Write out the listing below exactly, and omit any images you find in it.
═════ GIVEN INFORMATION ═════
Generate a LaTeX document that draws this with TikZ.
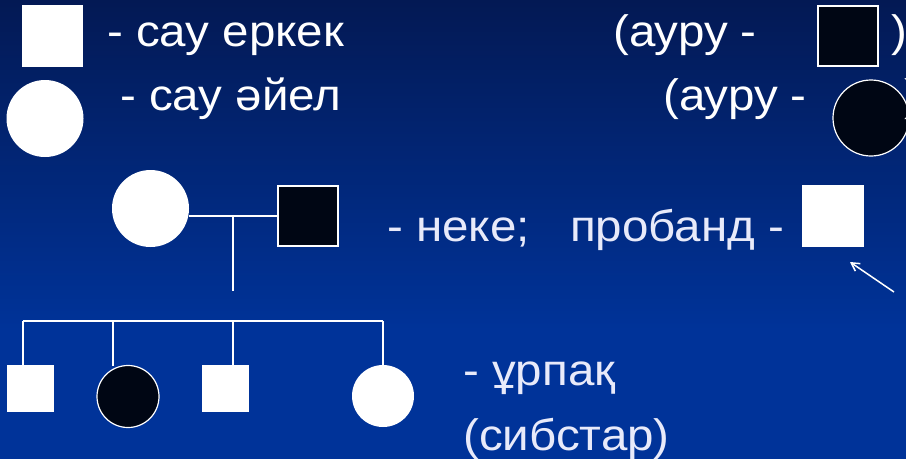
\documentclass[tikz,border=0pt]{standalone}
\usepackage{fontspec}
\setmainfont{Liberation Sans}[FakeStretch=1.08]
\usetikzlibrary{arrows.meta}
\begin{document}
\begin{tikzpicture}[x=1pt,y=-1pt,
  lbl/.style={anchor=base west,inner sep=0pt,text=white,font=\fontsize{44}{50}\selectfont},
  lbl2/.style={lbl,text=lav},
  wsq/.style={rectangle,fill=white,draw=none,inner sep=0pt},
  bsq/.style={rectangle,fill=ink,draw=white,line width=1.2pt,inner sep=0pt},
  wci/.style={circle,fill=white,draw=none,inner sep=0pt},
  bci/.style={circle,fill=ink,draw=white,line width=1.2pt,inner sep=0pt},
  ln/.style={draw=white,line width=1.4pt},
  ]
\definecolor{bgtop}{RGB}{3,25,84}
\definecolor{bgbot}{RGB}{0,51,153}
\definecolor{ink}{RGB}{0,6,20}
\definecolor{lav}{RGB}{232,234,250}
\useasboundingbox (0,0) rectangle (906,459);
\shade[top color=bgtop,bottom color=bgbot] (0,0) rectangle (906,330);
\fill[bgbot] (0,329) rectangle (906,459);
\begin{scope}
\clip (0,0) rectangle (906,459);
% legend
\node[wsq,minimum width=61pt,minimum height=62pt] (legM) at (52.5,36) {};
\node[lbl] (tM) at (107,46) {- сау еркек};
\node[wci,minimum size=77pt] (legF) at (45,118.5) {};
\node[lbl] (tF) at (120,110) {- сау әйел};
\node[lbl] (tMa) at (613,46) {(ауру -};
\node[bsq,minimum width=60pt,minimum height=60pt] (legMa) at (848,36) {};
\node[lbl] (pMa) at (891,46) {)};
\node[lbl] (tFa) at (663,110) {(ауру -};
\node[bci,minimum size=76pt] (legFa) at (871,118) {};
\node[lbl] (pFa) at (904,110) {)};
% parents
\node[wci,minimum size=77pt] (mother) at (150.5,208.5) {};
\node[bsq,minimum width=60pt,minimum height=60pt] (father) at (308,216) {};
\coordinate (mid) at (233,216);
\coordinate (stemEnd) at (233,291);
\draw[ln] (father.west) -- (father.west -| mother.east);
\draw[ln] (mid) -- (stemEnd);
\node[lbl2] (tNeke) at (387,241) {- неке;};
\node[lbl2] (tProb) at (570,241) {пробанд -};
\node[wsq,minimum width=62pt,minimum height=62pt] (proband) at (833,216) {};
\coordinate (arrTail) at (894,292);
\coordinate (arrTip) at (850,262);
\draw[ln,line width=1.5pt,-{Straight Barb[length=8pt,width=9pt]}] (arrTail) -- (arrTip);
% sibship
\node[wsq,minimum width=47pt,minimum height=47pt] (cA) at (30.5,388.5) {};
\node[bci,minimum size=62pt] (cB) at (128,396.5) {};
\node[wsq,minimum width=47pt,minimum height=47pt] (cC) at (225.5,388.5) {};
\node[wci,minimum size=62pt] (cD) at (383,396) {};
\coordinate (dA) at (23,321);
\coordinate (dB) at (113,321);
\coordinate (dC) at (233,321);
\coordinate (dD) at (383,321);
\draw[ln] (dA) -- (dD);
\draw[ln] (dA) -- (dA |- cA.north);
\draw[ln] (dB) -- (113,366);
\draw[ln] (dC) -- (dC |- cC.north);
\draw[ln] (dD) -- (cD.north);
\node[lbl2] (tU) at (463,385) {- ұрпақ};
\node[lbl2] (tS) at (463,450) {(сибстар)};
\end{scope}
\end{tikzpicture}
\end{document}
═════
FULL ANSWER:
Generate a LaTeX document that draws this with TikZ.
\documentclass[tikz,border=0pt]{standalone}
\usepackage{fontspec}
\setmainfont{Liberation Sans}[FakeStretch=1.08]
\usetikzlibrary{arrows.meta}
\begin{document}
\begin{tikzpicture}[x=1pt,y=-1pt,
  lbl/.style={anchor=base west,inner sep=0pt,text=white,font=\fontsize{44}{50}\selectfont},
  lbl2/.style={lbl,text=lav},
  wsq/.style={rectangle,fill=white,draw=none,inner sep=0pt},
  bsq/.style={rectangle,fill=ink,draw=white,line width=1.2pt,inner sep=0pt},
  wci/.style={circle,fill=white,draw=none,inner sep=0pt},
  bci/.style={circle,fill=ink,draw=white,line width=1.2pt,inner sep=0pt},
  ln/.style={draw=white,line width=1.4pt},
  ]
\definecolor{bgtop}{RGB}{3,25,84}
\definecolor{bgbot}{RGB}{0,51,153}
\definecolor{ink}{RGB}{0,6,20}
\definecolor{lav}{RGB}{232,234,250}
\useasboundingbox (0,0) rectangle (906,459);
\shade[top color=bgtop,bottom color=bgbot] (0,0) rectangle (906,330);
\fill[bgbot] (0,329) rectangle (906,459);
\begin{scope}
\clip (0,0) rectangle (906,459);
% legend
\node[wsq,minimum width=61pt,minimum height=62pt] (legM) at (52.5,36) {};
\node[lbl] (tM) at (107,46) {- сау еркек};
\node[wci,minimum size=77pt] (legF) at (45,118.5) {};
\node[lbl] (tF) at (120,110) {- сау әйел};
\node[lbl] (tMa) at (613,46) {(ауру -};
\node[bsq,minimum width=60pt,minimum height=60pt] (legMa) at (848,36) {};
\node[lbl] (pMa) at (891,46) {)};
\node[lbl] (tFa) at (663,110) {(ауру -};
\node[bci,minimum size=76pt] (legFa) at (871,118) {};
\node[lbl] (pFa) at (904,110) {)};
% parents
\node[wci,minimum size=77pt] (mother) at (150.5,208.5) {};
\node[bsq,minimum width=60pt,minimum height=60pt] (father) at (308,216) {};
\coordinate (mid) at (233,216);
\coordinate (stemEnd) at (233,291);
\draw[ln] (father.west) -- (father.west -| mother.east);
\draw[ln] (mid) -- (stemEnd);
\node[lbl2] (tNeke) at (387,241) {- неке;};
\node[lbl2] (tProb) at (570,241) {пробанд -};
\node[wsq,minimum width=62pt,minimum height=62pt] (proband) at (833,216) {};
\coordinate (arrTail) at (894,292);
\coordinate (arrTip) at (850,262);
\draw[ln,line width=1.5pt,-{Straight Barb[length=8pt,width=9pt]}] (arrTail) -- (arrTip);
% sibship
\node[wsq,minimum width=47pt,minimum height=47pt] (cA) at (30.5,388.5) {};
\node[bci,minimum size=62pt] (cB) at (128,396.5) {};
\node[wsq,minimum width=47pt,minimum height=47pt] (cC) at (225.5,388.5) {};
\node[wci,minimum size=62pt] (cD) at (383,396) {};
\coordinate (dA) at (23,321);
\coordinate (dB) at (113,321);
\coordinate (dC) at (233,321);
\coordinate (dD) at (383,321);
\draw[ln] (dA) -- (dD);
\draw[ln] (dA) -- (dA |- cA.north);
\draw[ln] (dB) -- (113,366);
\draw[ln] (dC) -- (dC |- cC.north);
\draw[ln] (dD) -- (cD.north);
\node[lbl2] (tU) at (463,385) {- ұрпақ};
\node[lbl2] (tS) at (463,450) {(сибстар)};
\end{scope}
\end{tikzpicture}
\end{document}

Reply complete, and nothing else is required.